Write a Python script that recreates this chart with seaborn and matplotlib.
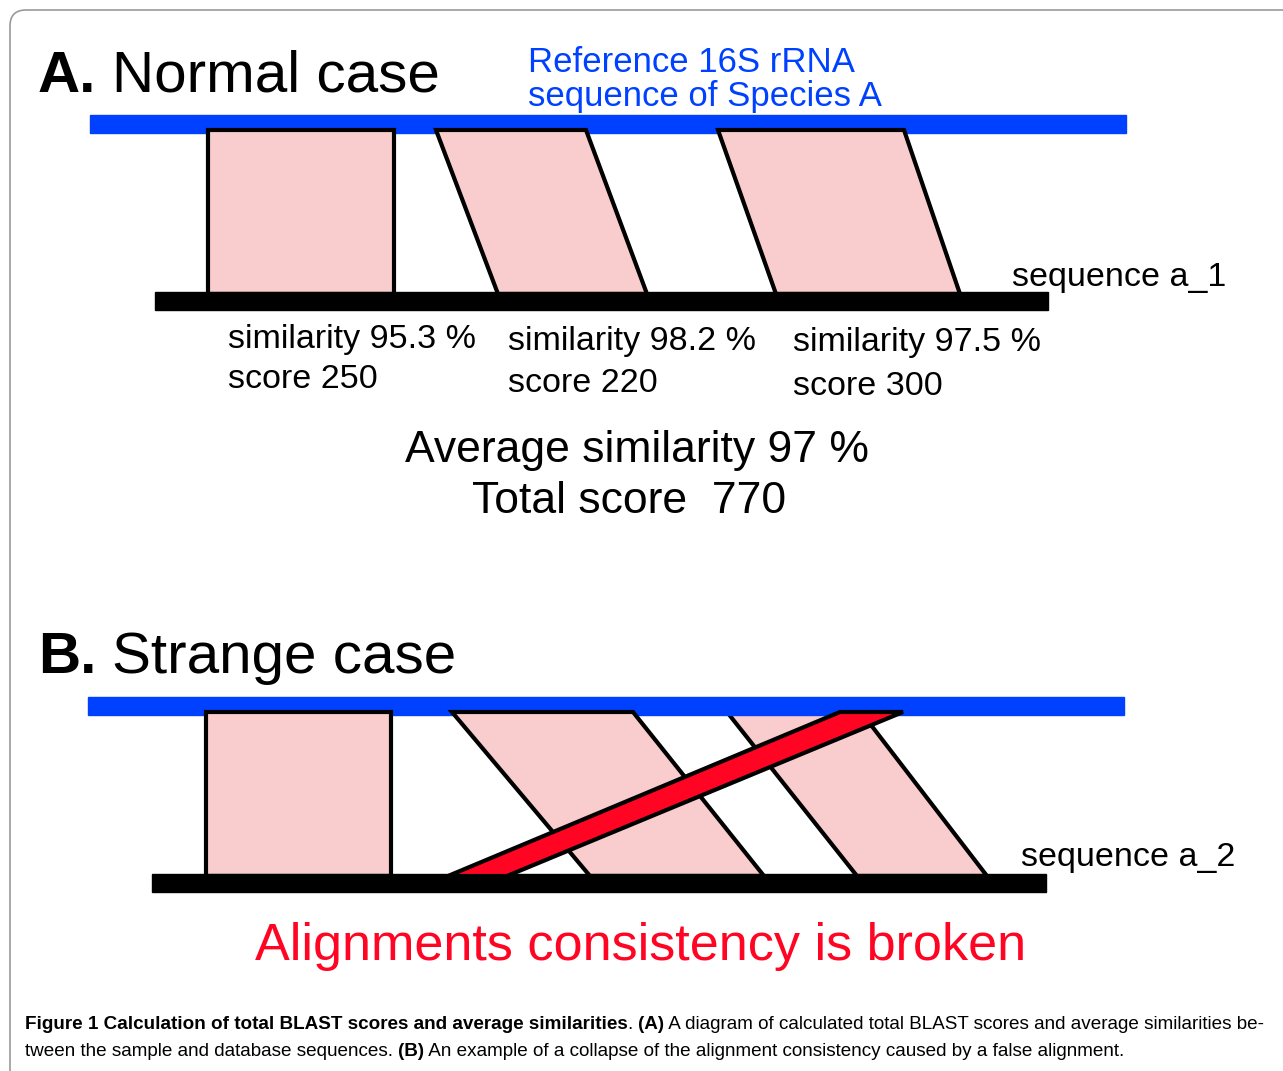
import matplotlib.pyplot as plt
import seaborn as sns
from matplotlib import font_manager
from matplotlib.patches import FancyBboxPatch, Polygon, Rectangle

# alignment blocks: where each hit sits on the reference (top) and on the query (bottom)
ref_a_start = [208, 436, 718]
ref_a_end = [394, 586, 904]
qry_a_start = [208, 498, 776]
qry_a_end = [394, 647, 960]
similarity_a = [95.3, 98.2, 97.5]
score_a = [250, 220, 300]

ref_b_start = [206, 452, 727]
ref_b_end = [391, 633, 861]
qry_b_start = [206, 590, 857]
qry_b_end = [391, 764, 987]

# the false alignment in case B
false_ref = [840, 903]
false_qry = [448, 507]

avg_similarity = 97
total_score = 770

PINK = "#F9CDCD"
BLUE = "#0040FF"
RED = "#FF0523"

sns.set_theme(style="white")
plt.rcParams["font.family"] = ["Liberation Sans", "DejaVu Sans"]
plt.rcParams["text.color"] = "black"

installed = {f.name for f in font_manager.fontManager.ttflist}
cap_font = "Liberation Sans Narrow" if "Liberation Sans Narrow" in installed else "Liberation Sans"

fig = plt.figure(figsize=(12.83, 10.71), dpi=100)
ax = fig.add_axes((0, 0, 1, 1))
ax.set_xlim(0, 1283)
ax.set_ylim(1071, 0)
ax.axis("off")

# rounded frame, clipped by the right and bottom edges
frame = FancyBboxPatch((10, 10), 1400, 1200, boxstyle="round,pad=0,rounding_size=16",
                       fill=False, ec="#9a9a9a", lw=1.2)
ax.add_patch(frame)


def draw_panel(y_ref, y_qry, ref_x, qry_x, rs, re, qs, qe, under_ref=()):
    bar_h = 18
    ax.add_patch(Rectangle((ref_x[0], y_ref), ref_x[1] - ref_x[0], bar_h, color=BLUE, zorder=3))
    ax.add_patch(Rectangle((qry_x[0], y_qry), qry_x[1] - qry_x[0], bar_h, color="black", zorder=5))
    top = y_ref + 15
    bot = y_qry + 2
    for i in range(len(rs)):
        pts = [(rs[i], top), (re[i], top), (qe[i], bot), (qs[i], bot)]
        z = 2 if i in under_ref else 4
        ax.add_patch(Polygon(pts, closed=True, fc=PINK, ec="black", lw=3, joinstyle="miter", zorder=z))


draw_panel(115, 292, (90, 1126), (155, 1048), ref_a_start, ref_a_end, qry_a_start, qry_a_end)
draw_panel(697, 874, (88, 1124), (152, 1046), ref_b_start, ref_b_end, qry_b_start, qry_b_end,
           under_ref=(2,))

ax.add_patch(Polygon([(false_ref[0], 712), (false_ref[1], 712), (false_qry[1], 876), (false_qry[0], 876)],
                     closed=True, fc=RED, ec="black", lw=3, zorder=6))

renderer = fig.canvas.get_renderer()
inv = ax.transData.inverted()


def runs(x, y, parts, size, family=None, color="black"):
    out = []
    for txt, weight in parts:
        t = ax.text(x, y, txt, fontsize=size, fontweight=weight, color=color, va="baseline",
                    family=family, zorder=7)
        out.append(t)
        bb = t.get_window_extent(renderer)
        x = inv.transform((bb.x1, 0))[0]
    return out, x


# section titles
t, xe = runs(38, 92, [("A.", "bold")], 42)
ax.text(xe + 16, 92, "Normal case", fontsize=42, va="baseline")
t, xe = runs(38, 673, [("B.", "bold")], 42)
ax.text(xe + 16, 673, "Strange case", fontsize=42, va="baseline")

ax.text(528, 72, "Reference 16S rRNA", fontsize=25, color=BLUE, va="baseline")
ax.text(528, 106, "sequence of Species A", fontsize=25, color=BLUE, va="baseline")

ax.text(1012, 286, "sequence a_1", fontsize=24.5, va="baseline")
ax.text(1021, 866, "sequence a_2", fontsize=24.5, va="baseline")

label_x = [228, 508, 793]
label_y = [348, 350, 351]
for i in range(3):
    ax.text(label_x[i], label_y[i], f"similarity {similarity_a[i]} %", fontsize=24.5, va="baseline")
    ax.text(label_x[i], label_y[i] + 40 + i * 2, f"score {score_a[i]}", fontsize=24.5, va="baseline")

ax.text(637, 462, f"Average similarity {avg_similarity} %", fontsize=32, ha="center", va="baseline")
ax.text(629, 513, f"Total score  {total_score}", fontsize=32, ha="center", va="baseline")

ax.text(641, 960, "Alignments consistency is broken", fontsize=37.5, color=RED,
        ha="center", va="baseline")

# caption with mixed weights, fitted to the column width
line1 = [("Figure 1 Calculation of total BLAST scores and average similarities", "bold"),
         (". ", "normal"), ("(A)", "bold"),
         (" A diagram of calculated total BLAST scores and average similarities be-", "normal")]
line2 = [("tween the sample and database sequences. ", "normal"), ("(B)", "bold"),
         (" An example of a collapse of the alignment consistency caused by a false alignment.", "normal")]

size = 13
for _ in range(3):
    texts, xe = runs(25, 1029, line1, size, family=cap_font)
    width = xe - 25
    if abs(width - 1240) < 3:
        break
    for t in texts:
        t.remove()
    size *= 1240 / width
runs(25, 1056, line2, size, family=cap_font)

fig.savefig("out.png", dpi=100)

Your task:
Pictures stay out. Repeat only the lines from the beginning of the data through the line that has "from matplotlib.patches import".

Reply to the exercise:
Write a Python script that recreates this chart with seaborn and matplotlib.
import matplotlib.pyplot as plt
import seaborn as sns
from matplotlib import font_manager
from matplotlib.patches import FancyBboxPatch, Polygon, Rectangle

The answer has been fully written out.